• [Your instructions] Return all of the data exactly as written, without the pictures.

---------- Stored data

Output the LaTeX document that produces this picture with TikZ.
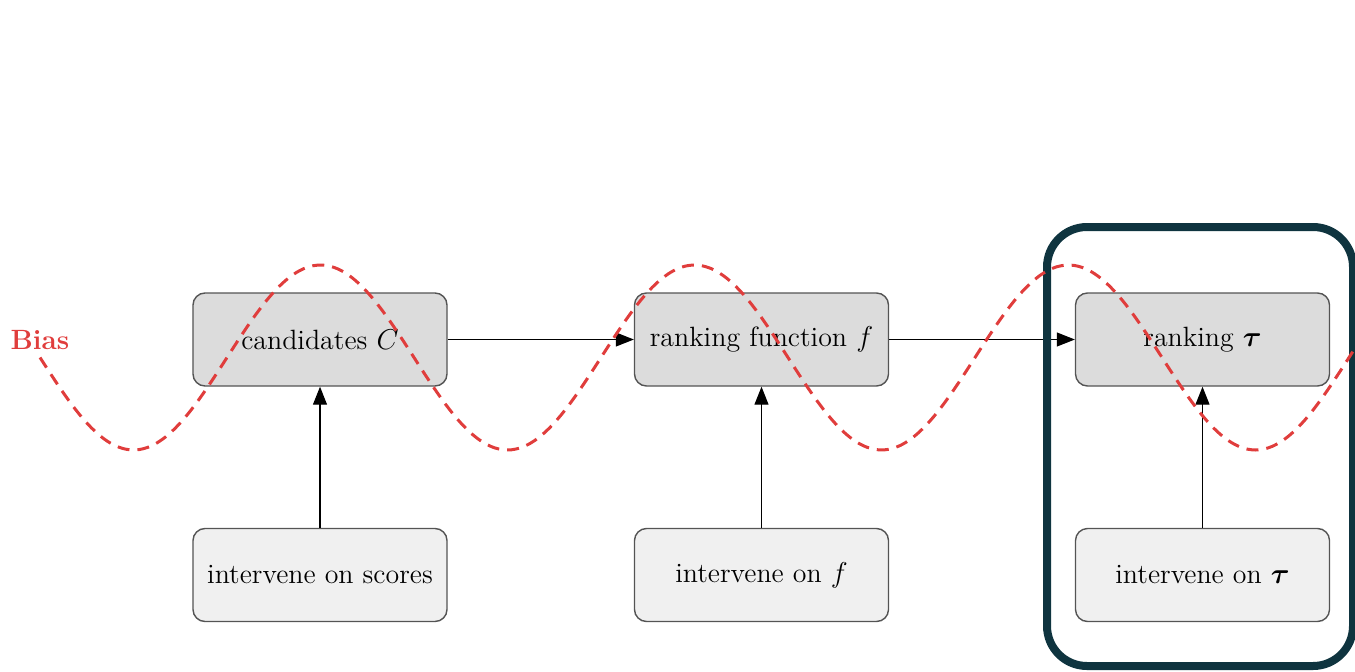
\documentclass[tikz,border=0pt]{standalone}
\usepackage{tikz}
\usepackage{amsmath,bm}
\usetikzlibrary{arrows.meta,calc}
\newcommand{\LINEPT}{0.6bp}
\newcommand{\BOXW}{127bp}
\newcommand{\BOXH}{46.5bp}
\newcommand{\WAVEP}{374}
\newcommand{\WAVEA}{92.5}
\definecolor{myred}{rgb}{0.878,0.239,0.235}
\definecolor{myframe}{rgb}{0.059,0.204,0.247}
\definecolor{mygray}{rgb}{0.863,0.863,0.863}
\definecolor{mylight}{rgb}{0.941,0.941,0.941}
\definecolor{myedge}{rgb}{0.33,0.33,0.33}

\begin{document}
\begin{tikzpicture}[x=0.5bp,y=-0.5bp,
	stage/.style={draw=myedge,fill=mygray,rounded corners=6bp,line width=0.7bp,minimum width=\BOXW,minimum height=\BOXH,font=\fontsize{14}{16}\selectfont},
	action/.style={stage,fill=mylight},
	flow/.style={-{Triangle[length=9bp,width=7bp]},color=black,line width=\LINEPT}]
	
		\useasboundingbox (0,0) rectangle (1355,672);
		\clip (0,0) rectangle (1355,672);
		
		%%
		\coordinate (c1) at (320,339.5);
		\coordinate (c2) at (761.5,339.5);
		\coordinate (c3) at (1202.5,339.5);
		
		\node[stage] (cand) at (c1) {candidates $C$};
		\node[stage] (func) at (c2) {ranking function $f$};
		\node[stage] (rank) at (c3) {ranking $\bm{\tau}$};
		
		\node[action] (icand) at ($(c1)+(0,235.5)$) {intervene on scores};
		\node[action] (ifunc) at ($(c2)+(0,235.5)$) {intervene on $f$};
		\node[action] (irank) at ($(c3)+(0,235.5)$) {intervene on $\bm{\tau}$};
		
		\draw[flow] (cand) -- (func);
		\draw[flow] (func) -- (rank);
		\draw[flow] (icand) -- (cand);
		\draw[flow] (ifunc) -- (func);
		\draw[flow] (irank) -- (rank);
		
		%%
		\draw[color=myframe,line width=4bp,rounded corners=20bp] (1047,227) rectangle (1353,666);
		
		\node[text=myred,font=\bfseries\fontsize{14}{16}\selectfont] (bias) at (40,340) {Bias};
		\draw[color=myred,line width=1.5bp,dash pattern=on 6bp off 4bp,smooth,samples=160,domain=40:1355] plot (\x,{357.5+\WAVEA*sin(((\x-40)/\WAVEP)*360)});
		
		%\draw[color=myred] (bias) -- (cand);

	\end{tikzpicture}
\end{document}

--------------------

• [Task solution]
Output the LaTeX document that produces this picture with TikZ.
\documentclass[tikz,border=0pt]{standalone}
\usepackage{tikz}
\usepackage{amsmath,bm}
\usetikzlibrary{arrows.meta,calc}
\newcommand{\LINEPT}{0.6bp}
\newcommand{\BOXW}{127bp}
\newcommand{\BOXH}{46.5bp}
\newcommand{\WAVEP}{374}
\newcommand{\WAVEA}{92.5}
\definecolor{myred}{rgb}{0.878,0.239,0.235}
\definecolor{myframe}{rgb}{0.059,0.204,0.247}
\definecolor{mygray}{rgb}{0.863,0.863,0.863}
\definecolor{mylight}{rgb}{0.941,0.941,0.941}
\definecolor{myedge}{rgb}{0.33,0.33,0.33}

\begin{document}
\begin{tikzpicture}[x=0.5bp,y=-0.5bp,
	stage/.style={draw=myedge,fill=mygray,rounded corners=6bp,line width=0.7bp,minimum width=\BOXW,minimum height=\BOXH,font=\fontsize{14}{16}\selectfont},
	action/.style={stage,fill=mylight},
	flow/.style={-{Triangle[length=9bp,width=7bp]},color=black,line width=\LINEPT}]
	
		\useasboundingbox (0,0) rectangle (1355,672);
		\clip (0,0) rectangle (1355,672);
		
		%%
		\coordinate (c1) at (320,339.5);
		\coordinate (c2) at (761.5,339.5);
		\coordinate (c3) at (1202.5,339.5);
		
		\node[stage] (cand) at (c1) {candidates $C$};
		\node[stage] (func) at (c2) {ranking function $f$};
		\node[stage] (rank) at (c3) {ranking $\bm{\tau}$};
		
		\node[action] (icand) at ($(c1)+(0,235.5)$) {intervene on scores};
		\node[action] (ifunc) at ($(c2)+(0,235.5)$) {intervene on $f$};
		\node[action] (irank) at ($(c3)+(0,235.5)$) {intervene on $\bm{\tau}$};
		
		\draw[flow] (cand) -- (func);
		\draw[flow] (func) -- (rank);
		\draw[flow] (icand) -- (cand);
		\draw[flow] (ifunc) -- (func);
		\draw[flow] (irank) -- (rank);
		
		%%
		\draw[color=myframe,line width=4bp,rounded corners=20bp] (1047,227) rectangle (1353,666);
		
		\node[text=myred,font=\bfseries\fontsize{14}{16}\selectfont] (bias) at (40,340) {Bias};
		\draw[color=myred,line width=1.5bp,dash pattern=on 6bp off 4bp,smooth,samples=160,domain=40:1355] plot (\x,{357.5+\WAVEA*sin(((\x-40)/\WAVEP)*360)});
		
		%\draw[color=myred] (bias) -- (cand);

	\end{tikzpicture}
\end{document}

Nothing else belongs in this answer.